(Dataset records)
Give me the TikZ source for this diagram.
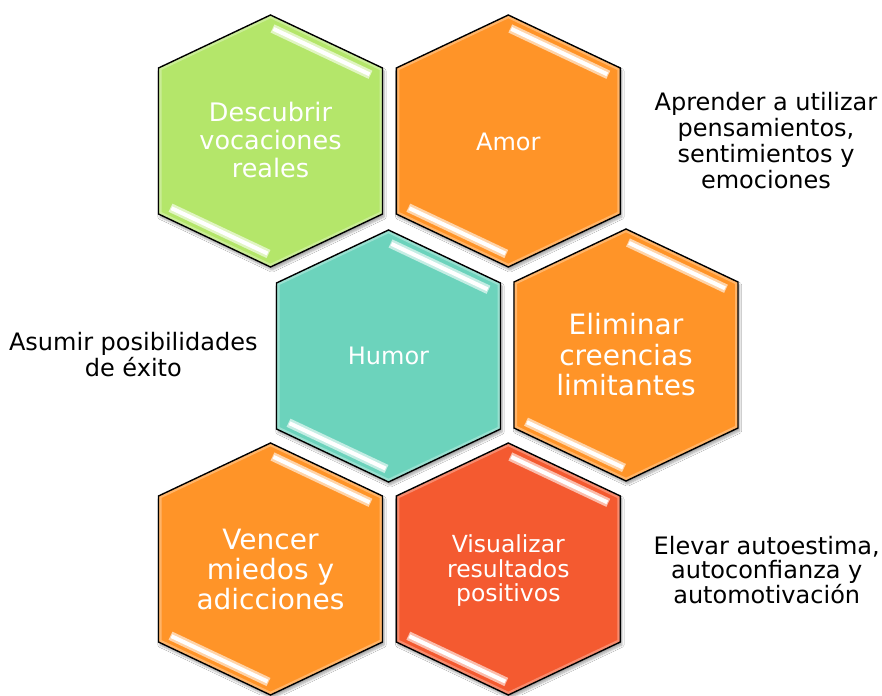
\documentclass[tikz,border=0pt]{standalone}
\usepackage{fontspec}
\setmainfont{DejaVu Sans}
\usetikzlibrary{shadows.blur}
\definecolor{hgreen}{RGB}{180,230,106}
\definecolor{horange}{RGB}{255,148,40}
\definecolor{hteal}{RGB}{108,211,188}
\definecolor{hred}{RGB}{244,90,48}
\tikzset{
  hexline/.style={draw=black, line width=1.4pt, line join=miter},
  hexfill/.style={fill=#1, blur shadow={shadow xshift=1.5pt, shadow yshift=-3pt, shadow opacity=35, shadow blur steps=6}},
  hextext/.style={text=white, align=center, inner sep=0pt},
  sidetext/.style={text=black, align=center, inner sep=0pt},
}
\newcommand{\hexcell}[3]{%
  \begin{scope}[shift={(#1,#2)}]
    \path[hexfill=#3] (0,-126) -- (112,-73) -- (112,73) -- (0,126) -- (-112,73) -- (-112,-73) -- cycle;
    \begin{scope}
      \clip (0,-126) -- (112,-73) -- (112,73) -- (0,126) -- (-112,73) -- (-112,-73) -- cycle;
      \draw[white, opacity=0.3, line width=6pt] (0,-126) -- (112,-73) -- (112,73) -- (0,126) -- (-112,73) -- (-112,-73) -- cycle;
    \end{scope}
    \draw[line width=9pt, #3!40!white] (2,-112.5) -- (100,-66.2);
    \draw[line width=4pt, white] (3,-112.1) -- (99,-66.7);
    \draw[line width=9pt, #3!40!white] (-100,66.7) -- (-2,113);
    \draw[line width=4pt, white] (-99,67.2) -- (-3,112.5);
    \draw[hexline] (0,-126) -- (112,-73) -- (112,73) -- (0,126) -- (-112,73) -- (-112,-73) -- cycle;
  \end{scope}}
\begin{document}
\begin{tikzpicture}[x=1pt, y=-1pt]
  \useasboundingbox (0,0) rectangle (882,695);
  \fill[white] (0,0) rectangle (882,695);
  % top row
  \hexcell{270.5}{141}{hgreen}
  \hexcell{508.3}{141}{horange}
  % middle row
  \hexcell{388.5}{356}{hteal}
  \hexcell{626}{355}{horange}
  % bottom row
  \hexcell{270.5}{569}{horange}
  \hexcell{508.3}{569}{hred}
  % texts in hexagons
  \node[hextext, font=\fontsize{25.5}{28}\selectfont] (descubrir) at (270.5,140) {Descubrir\\vocaciones\\reales};
  \node[hextext, font=\fontsize{24}{26}\selectfont] (amor) at (508.3,141.5) {Amor};
  \node[hextext, font=\fontsize{24}{26}\selectfont] (humor) at (388.5,356) {Humor};
  \node[hextext, font=\fontsize{28}{30.5}\selectfont] (eliminar) at (626,355) {Eliminar\\creencias\\limitantes};
  \node[hextext, font=\fontsize{28}{30}\selectfont] (vencer) at (270.5,569.5) {Vencer\\miedos y\\adicciones};
  \node[hextext, font=\fontsize{23.5}{24.5}\selectfont] (visualizar) at (508.3,571) {Visualizar\\resultados\\positivos};
  % side texts
  \node[sidetext, font=\fontsize{24}{26}\selectfont] (aprender) at (766,141) {Aprender a utilizar\\pensamientos,\\sentimientos y\\emociones};
  \node[sidetext, font=\fontsize{24}{22.5}\selectfont] (asumir) at (133.3,354.5) {Asumir posibilidades\\de éxito};
  \node[sidetext, font=\fontsize{24}{24.5}\selectfont] (elevar) at (766.7,569.7) {Elevar autoestima,\\autoconfianza y\\automotivación};
\end{tikzpicture}
\end{document}
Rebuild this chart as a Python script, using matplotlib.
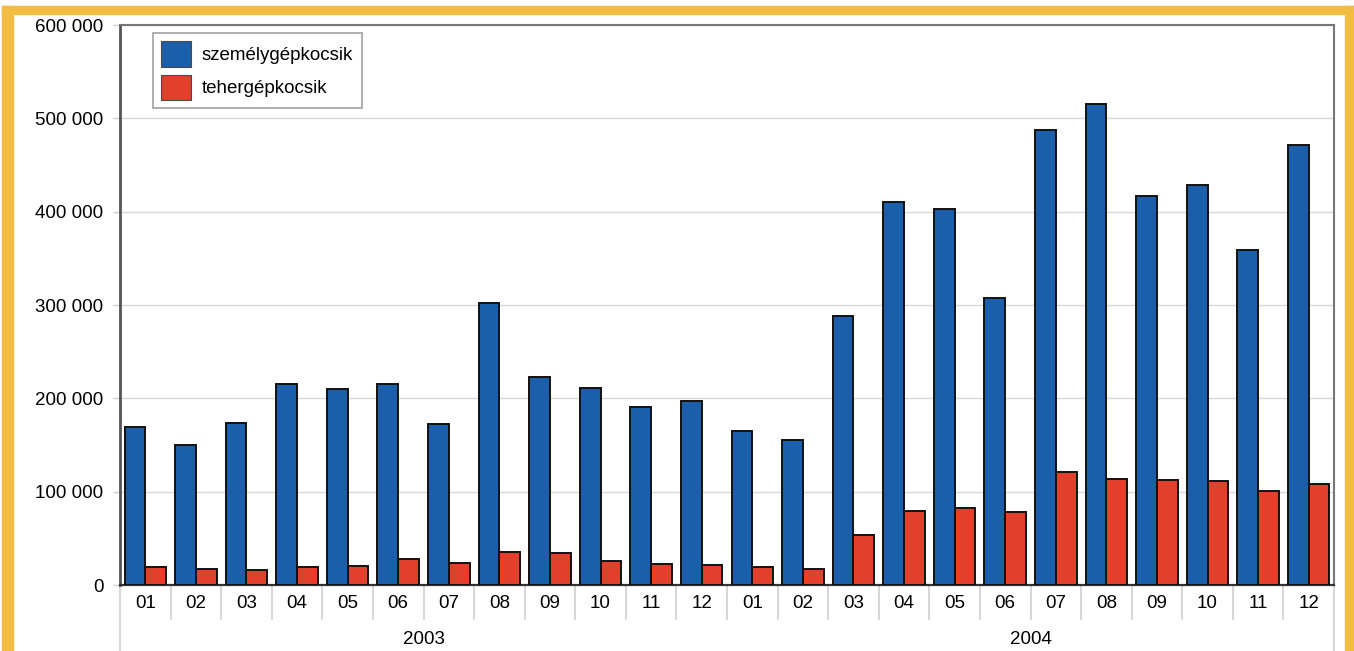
import matplotlib
matplotlib.use("Agg")
import matplotlib.pyplot as plt
from matplotlib.patches import Rectangle, Patch
from matplotlib.transforms import blended_transform_factory, offset_copy
import numpy as np

plt.rcParams['font.family'] = ['Liberation Sans', 'DejaVu Sans']

# Monthly new vehicle counts, 2003-2004
years = ["2003", "2004"]
months = ["01", "02", "03", "04", "05", "06", "07", "08", "09", "10", "11", "12"]
szemelygepkocsik = [
    169000, 150000, 173500, 215000, 210000, 215000, 173000, 302000, 222500, 211500, 191000, 197000,
    165500, 155500, 288000, 410000, 402500, 307500, 488000, 515000, 416500, 429000, 358500, 471000,
]
tehergepkocsik = [
    19000, 17000, 16000, 19000, 20500, 28000, 24000, 35500, 34000, 25500, 22000, 21500,
    19000, 17500, 53500, 79500, 82500, 78500, 121000, 114000, 112500, 111000, 101000, 108500,
]
series_names = ["személygépkocsik", "tehergépkocsik"]
yticks = [0, 100000, 200000, 300000, 400000, 500000, 600000]

blue = "#1b5fab"
red = "#e2402a"
yellow = "#f3bd44"
FS = 13.5

fig = plt.figure(figsize=(13.54, 6.51), dpi=100)
W, H = 1354, 651

# frame band around the figure
fig.patches.append(Rectangle((2 / W, 0), 11 / W, (H - 6) / H, transform=fig.transFigure,
                             color=yellow, zorder=0))
fig.patches.append(Rectangle((1345 / W, 0), 9 / W, (H - 6) / H, transform=fig.transFigure,
                             color=yellow, zorder=0))
fig.patches.append(Rectangle((2 / W, (H - 14) / H), (W - 2) / W, 8 / H, transform=fig.transFigure,
                             color=yellow, zorder=0))

ax = fig.add_axes([120 / W, 66 / H, 1214 / W, 560 / H])

labels = [m for _ in years for m in months]
n = len(labels)
x = np.arange(n)
bw = 0.41
ax.bar(x - bw / 2, szemelygepkocsik, bw, color=blue, edgecolor="#111111", linewidth=1.4, zorder=3)
ax.bar(x + bw / 2, tehergepkocsik, bw, color=red, edgecolor="#111111", linewidth=1.4, zorder=3)

ax.set_xlim(-0.5, n - 0.5)
ax.set_ylim(0, 600000)
ax.set_yticks(yticks)
ax.set_yticklabels([f"{v:,}".replace(",", " ") for v in yticks], fontsize=FS)
ax.tick_params(axis="y", length=5, width=1, color="#cfcfcf", pad=7)
ax.set_xticks([])
ax.grid(axis="y", color="#d8d8d8", linewidth=1, zorder=0)

ax.spines["left"].set_color("#555555")
ax.spines["left"].set_linewidth(2)
ax.spines["top"].set_color("#777777")
ax.spines["top"].set_linewidth(1.5)
ax.spines["right"].set_color("#777777")
ax.spines["right"].set_linewidth(1.5)
ax.spines["bottom"].set_color("#333333")
ax.spines["bottom"].set_linewidth(1.6)

# two-level category axis: months, then years
trans = blended_transform_factory(ax.transData, ax.transAxes)
sep_short = -34 / 560
sep_long = -66 / 560
for b in np.arange(n + 1) - 0.5:
    y_end = sep_long if b in (-0.5, n - 0.5) else sep_short
    ax.plot([b, b], [0, y_end], transform=trans, color="#d0d0d0", lw=1.2, clip_on=False, zorder=1)

month_tr = offset_copy(trans, fig=fig, y=-18 * 72 / 100, units="points")
for xi, lab in zip(x, labels):
    ax.text(xi, 0, lab, transform=month_tr, ha="center", va="center", fontsize=FS)

year_tr = offset_copy(trans, fig=fig, y=-54 * 72 / 100, units="points")
for i, yr in enumerate(years):
    ax.text(i * 12 + 5.5, 0, yr, transform=year_tr, ha="center", va="center", fontsize=FS)

handles = [Patch(facecolor=blue, edgecolor="#4a4a4a", linewidth=0.8),
           Patch(facecolor=red, edgecolor="#4a4a4a", linewidth=0.8)]
leg = ax.legend(handles, series_names, loc="upper left", bbox_to_anchor=(33 / 1214, 1 - 8 / 560),
                fontsize=FS, frameon=True, fancybox=False, handlelength=1.55, handleheight=1.7,
                handletextpad=0.6, labelspacing=0.42, borderpad=0.45, borderaxespad=0)
leg.get_frame().set_edgecolor("#8a8a8a")
leg.get_frame().set_linewidth(1.2)
leg.set_zorder(5)

fig.savefig("out.png", dpi=100)
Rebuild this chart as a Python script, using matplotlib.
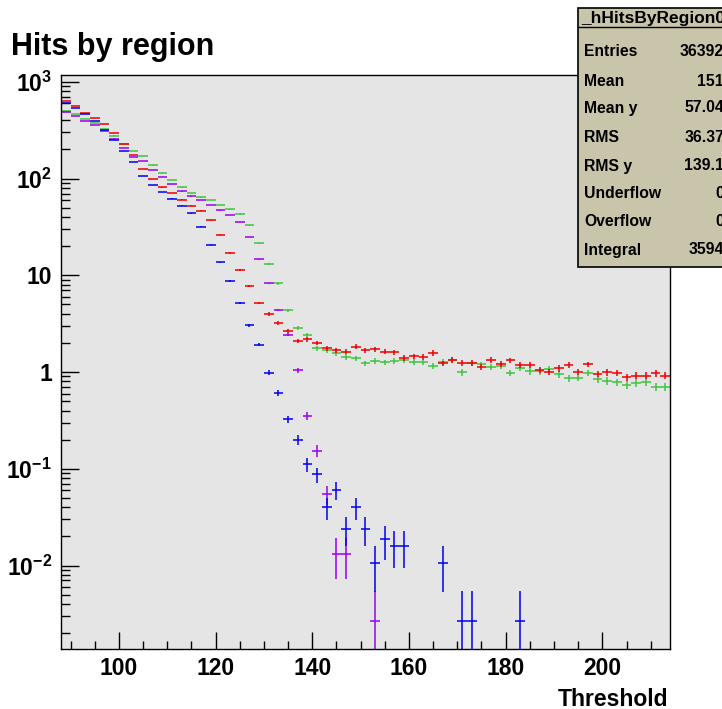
import numpy as np
import matplotlib.pyplot as plt
from matplotlib.patches import Rectangle
from matplotlib.ticker import FuncFormatter, LogLocator, MultipleLocator

plt.rcParams['font.family'] = 'Liberation Sans'
plt.rcParams['font.weight'] = 'bold'
plt.rcParams['mathtext.fontset'] = 'custom'
plt.rcParams['mathtext.rm'] = 'Liberation Sans:bold'
plt.rcParams['mathtext.bf'] = 'Liberation Sans:bold'
plt.rcParams['mathtext.it'] = 'Liberation Sans:bold'

# 63 bins of width 2, threshold 88 .. 214
threshold = np.arange(89, 214, 2)

red = [640, 567, 480, 426, 367, 298, 228, 175, 126, 99, 81.3, 71, 60.5, 52.5, 46.6, 37.3,
       26.3, 17.0, 11.4, 7.75, 5.17, 3.98, 3.21, 2.67, 2.11, 2.18, 2.00, 1.76, 1.69, 1.62,
       1.83, 1.68, 1.72, 1.62, 1.61, 1.40, 1.46, 1.44, 1.58, 1.23, 1.33, 1.25, 1.25, 1.12,
       1.33, 1.21, 1.32, 1.19, 1.19, 1.05, 1.01, 1.09, 1.18, 1.00, 1.20, 0.960, 0.993, 0.983,
       0.882, 0.916, 0.916, 0.970, 0.916]

green = [504, 466, 416, 373, 328, 278, 230, 194, 171, 137, 113, 96.8, 81.3, 71, 64.1, 60.1,
         53.3, 48.2, 43.4, 32.9, 21.4, 13.0, 8.26, 4.33, 2.87, 2.43, 1.76, 1.69, 1.56, 1.44,
         1.39, 1.23, 1.30, 1.26, 1.31, 1.32, 1.28, 1.26, 1.16, 1.27, 1.33, 0.993, 1.23, 1.20,
         1.12, 1.15, 0.983, 1.11, 1.02, 1.02, 1.07, 0.953, 0.861, 0.873, 0.983, 0.840, 0.813,
         0.782, 0.734, 0.775, 0.794, 0.705, 0.705]

blue = [601, 533, 466, 397, 318, 251, 194, 148, 107, 85.9, 72.7, 62, 52.5, 43.8, 31.8, 20.6,
        13.7, 8.73, 5.13, 3.04, 1.92, 0.988, 0.611, 0.324, 0.198, 0.111, 0.0875, 0.0399,
        0.0602, 0.0238, 0.0399, 0.0238, 0.0107, 0.0186, 0.016, 0.016, 0, 0, 0, 0.0107, 0,
        0.0027, 0.0027, 0, 0, 0, 0, 0.0027, 0, 0, 0, 0, 0, 0, 0, 0, 0, 0, 0, 0, 0, 0, 0]

purple = [488, 441, 397, 358, 308, 259, 206, 167, 151, 123, 104, 87.9, 73.9, 65.6, 60.1, 53.3,
          47, 42, 35.6, 24.9, 14.6, 8.26, 4.41, 2.43, 1.04, 0.353, 0.154, 0.0548, 0.0133,
          0.0133, 0, 0, 0.0027, 0, 0, 0, 0, 0, 0, 0, 0, 0, 0, 0, 0, 0, 0, 0, 0, 0, 0, 0, 0, 0,
          0, 0, 0, 0, 0, 0, 0, 0, 0]

stat_names = ['Entries', 'Mean', 'Mean y', 'RMS', 'RMS y', 'Underflow', 'Overflow', 'Integral']
stat_vals = ['36392', '151', '57.04', '36.37', '139.1', '0', '0', '3594']

# weight of one entry, for the poisson error bars
series = [
    (green, '#3fc43f', 0.006),
    (red, '#ee0000', 0.006),
    (purple, '#9a00f0', 0.0027),
    (blue, '#0000ee', 0.0027),
]

fig = plt.figure(figsize=(7.22, 7.09), dpi=100)
W, H = 722.0, 709.0
ax = fig.add_axes([61 / W, 1 - 649 / H, 609 / W, 574 / H])
ax.set_facecolor('#e5e5e5')

for vals, col, w in series:
    v = np.array(vals, dtype=float)
    keep = v > 0
    x = threshold[keep]
    y = v[keep]
    err = np.sqrt(y * w)
    lo = np.minimum(err, y - 1e-6)
    ax.errorbar(x, y, xerr=1.0, yerr=[lo, err], fmt='none', ecolor=col,
                elinewidth=1.1, capsize=0)

ax.set_yscale('log')
ax.set_xlim(88, 214)
ax.set_ylim(1.37e-3, 1178)

ax.xaxis.set_major_locator(MultipleLocator(20))
ax.xaxis.set_minor_locator(MultipleLocator(5))
ax.yaxis.set_major_locator(LogLocator(base=10))
ax.yaxis.set_minor_locator(LogLocator(base=10, subs=np.arange(2, 10)))


def ylab(v, pos):
    e = int(round(np.log10(v)))
    if e == 0:
        return '1'
    if e == 1:
        return '10'
    return r'$10^{%d}$' % e


ax.yaxis.set_major_formatter(FuncFormatter(ylab))
ax.tick_params(axis='both', which='both', direction='in', top=False, right=False,
               labelsize=16.5, width=1)
ax.tick_params(axis='x', which='major', length=12, pad=6)
ax.tick_params(axis='x', which='minor', length=5.8)
ax.tick_params(axis='y', which='major', length=13, pad=6.5)
ax.tick_params(axis='y', which='minor', length=6.5)
for lab in ax.get_xticklabels() + ax.get_yticklabels():
    lab.set_fontweight('bold')
for s in ax.spines.values():
    s.set_linewidth(1.0)

fig.text(668 / W, 1 - 706 / H, 'Threshold', ha='right', va='baseline',
         fontsize=16.5, fontweight='bold')
fig.text(11 / W, 1 - 55 / H, 'Hits by region', ha='left', va='baseline',
         fontsize=22, fontweight='bold')

# stats box
box = Rectangle((578 / W, 1 - 267 / H), 200 / W, 259 / H, transform=fig.transFigure,
                facecolor='#c9c5aa', edgecolor='black', linewidth=1.2, zorder=5)
fig.patches.append(box)
fig.add_artist(plt.Line2D([578 / W, 1.0], [1 - 27 / H, 1 - 27 / H],
                          transform=fig.transFigure, color='black', linewidth=1.0, zorder=6))
fig.text(581 / W, 1 - 19 / H, '_hHitsByRegion0', ha='left', va='center',
         fontsize=12.5, fontweight='bold', zorder=7)

row_y = [52, 81, 108, 138, 166, 194, 222, 250]
for name, val, yy in zip(stat_names, stat_vals, row_y):
    fig.text(584 / W, 1 - yy / H, name, ha='left', va='center', fontsize=11.3,
             fontweight='bold', zorder=7)
    fig.text(724 / W, 1 - yy / H, val, ha='right', va='center', fontsize=11.3,
             fontweight='bold', zorder=7)

plt.savefig('out.png', dpi=100)
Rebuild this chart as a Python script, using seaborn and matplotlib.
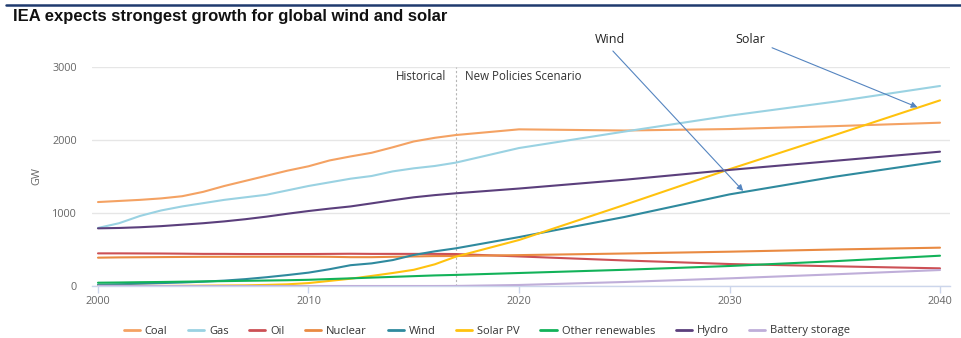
import matplotlib
matplotlib.use("Agg")
import matplotlib.pyplot as plt
import seaborn as sns
import pandas as pd
from matplotlib.lines import Line2D

years = list(range(2000, 2018)) + [2020, 2025, 2030, 2035, 2040]

coal = [1150, 1165, 1180, 1200, 1230, 1290, 1370, 1440, 1510, 1580, 1640, 1720, 1775, 1825,
        1900, 1980, 2030, 2068, 2146, 2130, 2150, 2190, 2237]
gas = [795, 860, 960, 1035, 1090, 1135, 1180, 1215, 1250, 1310, 1370, 1420, 1470, 1507,
       1570, 1612, 1644, 1690, 1890, 2115, 2333, 2525, 2740]
oil = [447, 447, 446, 445, 443, 440, 440, 438, 438, 438, 438, 440, 442, 440,
       440, 440, 440, 438, 405, 350, 301, 270, 242]
nuclear = [388, 392, 394, 396, 398, 400, 400, 401, 401, 402, 402, 400, 395, 395,
           400, 405, 410, 411, 423, 445, 470, 500, 525]
wind = [17, 24, 31, 40, 48, 59, 74, 94, 120, 150, 183, 230, 285, 310,
        355, 425, 475, 516, 670, 945, 1255, 1497, 1708]
solar = [1, 1, 2, 2, 3, 5, 7, 9, 15, 23, 40, 70, 100, 138,
         178, 222, 297, 402, 630, 1110, 1600, 2068, 2543]
other_ren = [45, 48, 52, 55, 59, 63, 67, 71, 75, 79, 85, 95, 105, 115,
             125, 135, 145, 152, 178, 222, 274, 340, 415]
hydro = [790, 795, 805, 820, 840, 860, 885, 915, 950, 990, 1027, 1060, 1090, 1132,
         1175, 1215, 1245, 1270, 1335, 1455, 1590, 1715, 1840]
battery = [0, 0, 0, 0, 0, 0, 0, 0, 0, 0, 0, 0, 0, 0,
           0, 0, 0, 1, 14, 55, 105, 160, 219]

series_names = ["Coal", "Gas", "Oil", "Nuclear", "Wind", "Solar PV",
                "Other renewables", "Hydro", "Battery storage"]
series_values = [coal, gas, oil, nuclear, wind, solar, other_ren, hydro, battery]
colors = ["#f4a263", "#9ad2e2", "#cc5055", "#e98a42", "#2f8a9e", "#ffc20e",
          "#12b259", "#5b3f7c", "#bfaed9"]

x_ticks = [2000, 2010, 2020, 2030, 2040]
y_ticks = [0, 1000, 2000, 3000]
split_year = 2017

rows = []
for name, vals in zip(series_names, series_values):
    for y, v in zip(years, vals):
        rows.append({"Year": y, "GW": v, "Series": name})
df = pd.DataFrame(rows)

sns.set_theme(style="white")
plt.rcParams["font.family"] = ["Open Sans", "DejaVu Sans"]

fig = plt.figure(figsize=(9.61, 3.38), dpi=100)
fig.patch.set_facecolor("white")
ax = fig.add_axes([92 / 961, 52 / 338, 858 / 961, 219 / 338])
ax.set_facecolor("white")

palette = dict(zip(series_names, colors))
sns.lineplot(data=df, x="Year", y="GW", hue="Series", hue_order=series_names,
             palette=palette, linewidth=1.5, ax=ax, legend=False, zorder=3)

ax.set_xlim(1999.715, 2040.475)
ax.set_ylim(0, 3000)
ax.set_xticks(x_ticks)
ax.set_yticks(y_ticks)
ax.set_xticklabels([str(t) for t in x_ticks], fontsize=7.8, color="#666666")
ax.set_yticklabels([str(t) for t in y_ticks], fontsize=7.8, color="#666666")
for s in ["top", "right", "left"]:
    ax.spines[s].set_visible(False)
ax.spines["bottom"].set_color("#ccd6eb")
ax.spines["bottom"].set_linewidth(1)
ax.tick_params(axis="x", length=5, width=1, color="#ccd6eb", pad=2, direction="out", bottom=True)
ax.tick_params(axis="y", length=0, pad=11)
ax.yaxis.grid(True, color="#e6e6e6", linewidth=1)
ax.xaxis.grid(False)
ax.set_axisbelow(True)
ax.set_xlabel("")
ax.set_ylabel("GW", fontsize=7.8, color="#666666", labelpad=7)

ax.axvline(split_year, color="#b5b5b5", linestyle=(0, (2, 2)), linewidth=0.8, zorder=2)
ax.text(split_year - 0.45, 2870, "Historical", ha="right", va="center", fontsize=8.3, color="#333333")
ax.text(split_year + 0.45, 2870, "New Policies Scenario", ha="left", va="center", fontsize=8.3, color="#333333")

arrow_col = "#5585c0"
ax.annotate("", xy=(2030.74, 1274), xytext=(2024.37, 3247),
            arrowprops=dict(arrowstyle="-|>", color=arrow_col, lw=0.8, mutation_scale=9),
            annotation_clip=False)
ax.text(2024.3, 3370, "Wind", ha="center", va="center", fontsize=9, color="#222222", clip_on=False)
ax.annotate("", xy=(2039.05, 2434), xytext=(2031.9, 3278),
            arrowprops=dict(arrowstyle="-|>", color=arrow_col, lw=0.8, mutation_scale=9),
            annotation_clip=False)
ax.text(2030.97, 3370, "Solar", ha="center", va="center", fontsize=9, color="#222222", clip_on=False)

handles = [Line2D([0], [0], color=c, lw=2) for c in colors]
fig.legend(handles, series_names, loc="center", bbox_to_anchor=(487 / 961, 1 - 331 / 338),
           ncol=9, frameon=False, fontsize=8, handlelength=1.45, handletextpad=0.45,
           columnspacing=1.85, labelcolor="#333333")

fig.text(13 / 961, 1 - 17 / 338, "IEA expects strongest growth for global wind and solar",
         fontsize=12, fontweight="bold", color="#111111", va="center", ha="left",
         family=["Liberation Sans", "DejaVu Sans"])
fig.add_artist(Line2D([6 / 961, 1.0], [1 - 5 / 338, 1 - 5 / 338], color="#1f3a6e", lw=1.8))

fig.savefig("out.png", dpi=100, facecolor="white")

JOB -
Look above and copy only the lines from the one holding "Rebuild this chart as a Python script, using seaborn" to the one holding "years = list(range(2000, 2018))", both included, exactly, minus the pictures.

RESULT OF THE EXERCISE -
Rebuild this chart as a Python script, using seaborn and matplotlib.
import matplotlib
matplotlib.use("Agg")
import matplotlib.pyplot as plt
import seaborn as sns
import pandas as pd
from matplotlib.lines import Line2D

years = list(range(2000, 2018)) + [2020, 2025, 2030, 2035, 2040]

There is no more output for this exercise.